O primeiro caso conhecido de uma malformação congênita relacionada ao fármaco foi no final do ano de 1956, na Alemanha, no mesmo local da empresa de fabricação. A criança em questão não tinha orelhas, e a mãe adquiriu amostras de pílulas de talidomida através do seu marido que trabalhava na própria Grünenthal (Shardein, 1993). Mas foi em 1959, inicialmente na Alemanha, que surgiram relatos mais numerosos de recém-nascidos com malformações congênitas (Lenz, 1988). Essas malformações caracterizavam-se por defeitos no desenvolvimento dos ossos longos dos membros, dos quais mãos e pés variavam entre o normal e rudimentar, além de outras malformações associadas (Oliveira et al., 1999). Entretanto, foi somente no final do ano de 1961, com um número cada vez maior de tais anormalidades, que Lenz sugeriu uma possível correlação entre as malformações congênitas e o uso de talidomida durante a gravidez (Lenz, 1961 e b; Lenz, 1962). Paralelamente, na Austrália, McBride também mencionou um aumento de 20% desse tipo de embriopatia, correlacionando-a com o uso do fármaco (McBride, 1961).

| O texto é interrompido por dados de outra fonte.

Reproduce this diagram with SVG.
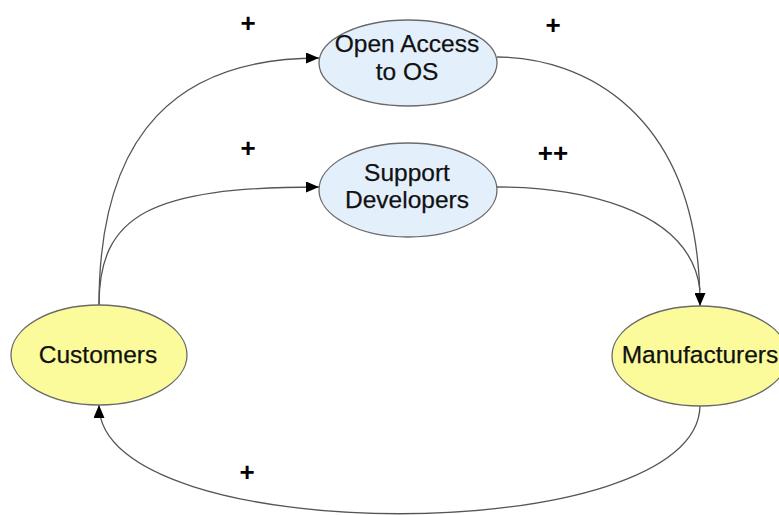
<svg xmlns="http://www.w3.org/2000/svg" width="779" height="515" viewBox="0 0 779 515">
  <defs>
    <style>
      .conn { fill: none; stroke: #555; stroke-width: 1.3; }
      .node-blue { fill: #e3f0fc; stroke: #6a6a6a; stroke-width: 1.3; }
      .node-yellow { fill: #fbfb9b; stroke: #6a6a6a; stroke-width: 1.3; }
      .label { font-family: "Liberation Sans", Arial, sans-serif; font-size: 24.5px; fill: #111; stroke: #111; stroke-width: 0.25; text-anchor: middle; }
      .sign { font-family: "Liberation Sans", Arial, sans-serif; font-size: 26px; font-weight: bold; fill: #000; text-anchor: middle; }
    </style>
    <marker id="arrow" markerUnits="userSpaceOnUse" markerWidth="14" markerHeight="11" refX="13" refY="5.5" orient="auto">
      <path d="M0,0 L13,5.5 L0,11 z" fill="#000"/>
    </marker>
  </defs>

  <g id="connectors">
    <path class="conn" d="M99,305 C99,130 180,58 319,58" marker-end="url(#arrow)"/>
    <path class="conn" d="M99,305 C99,215 150,187 319,187" marker-end="url(#arrow)"/>
    <path class="conn" d="M497,57 C580,57 700,110 700,306" marker-end="url(#arrow)"/>
    <path class="conn" d="M497,187 C570,187 690,205 700,290"/>
    <path class="conn" d="M700,405 C700,550 99,550 99,405" marker-end="url(#arrow)"/>
  </g>

  <g id="signs">
    <text class="sign" x="248" y="32">+</text>
    <text class="sign" x="553" y="34">+</text>
    <text class="sign" x="248" y="157">+</text>
    <text class="sign" x="553" y="162">++</text>
    <text class="sign" x="247" y="481">+</text>
  </g>

  <g id="open-access">
    <ellipse class="node-blue" cx="408" cy="63" rx="89" ry="43"/>
    <text class="label" x="407" y="52">Open Access</text>
    <text class="label" x="407" y="80">to OS</text>
  </g>

  <g id="support-developers">
    <ellipse class="node-blue" cx="408" cy="190" rx="89" ry="47"/>
    <text class="label" x="407" y="181">Support</text>
    <text class="label" x="407" y="208">Developers</text>
  </g>

  <g id="customers">
    <ellipse class="node-yellow" cx="99" cy="355" rx="88" ry="50"/>
    <text class="label" x="98" y="363">Customers</text>
  </g>

  <g id="manufacturers">
    <ellipse class="node-yellow" cx="700" cy="356" rx="88" ry="50"/>
    <text class="label" x="700" y="363">Manufacturers</text>
  </g>
</svg>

Ainda no ano de 1961 a talidomida já não era mais comercializada na Alemanha e Inglaterra, e posteriormente em diversos outros países (Saldanha, 1994). Em agosto de 1962 já era possível observar um grande declínio no número de nascimentos com as malformações de membros (Shardein, 1993). No entanto, milhares de crianças já haviam nascido em todo o mundo com tais anomalias, e o número estimado de vítimas em todo o mundo é em torno de dez a quinze mil crianças nascidas (Matthews & McCoy, 2003; Oliveira et al., 1999). O número de abortos em conseqüência do uso do fármaco não é conhecido (Matthews & McCoy, 2003).


Como a talidomida não foi liberada nos EUA, o país não registrou muitos casos de embriopatias derivadas desse fármaco. Com isso, os EUA e a FDA saíram fortalecidos dessa situação, e a FDA passou coordenar todas as atividades relativas à política regulatória de medicamentos daquele país (Oliveira et al., 1999). Uma conseqüência dessa tragédia foi a revolução nas pesquisas com teratologia experimental e o controle na prescrição de novos medicamentos, particularmente para mulheres grávidas (Saldanha, 1994).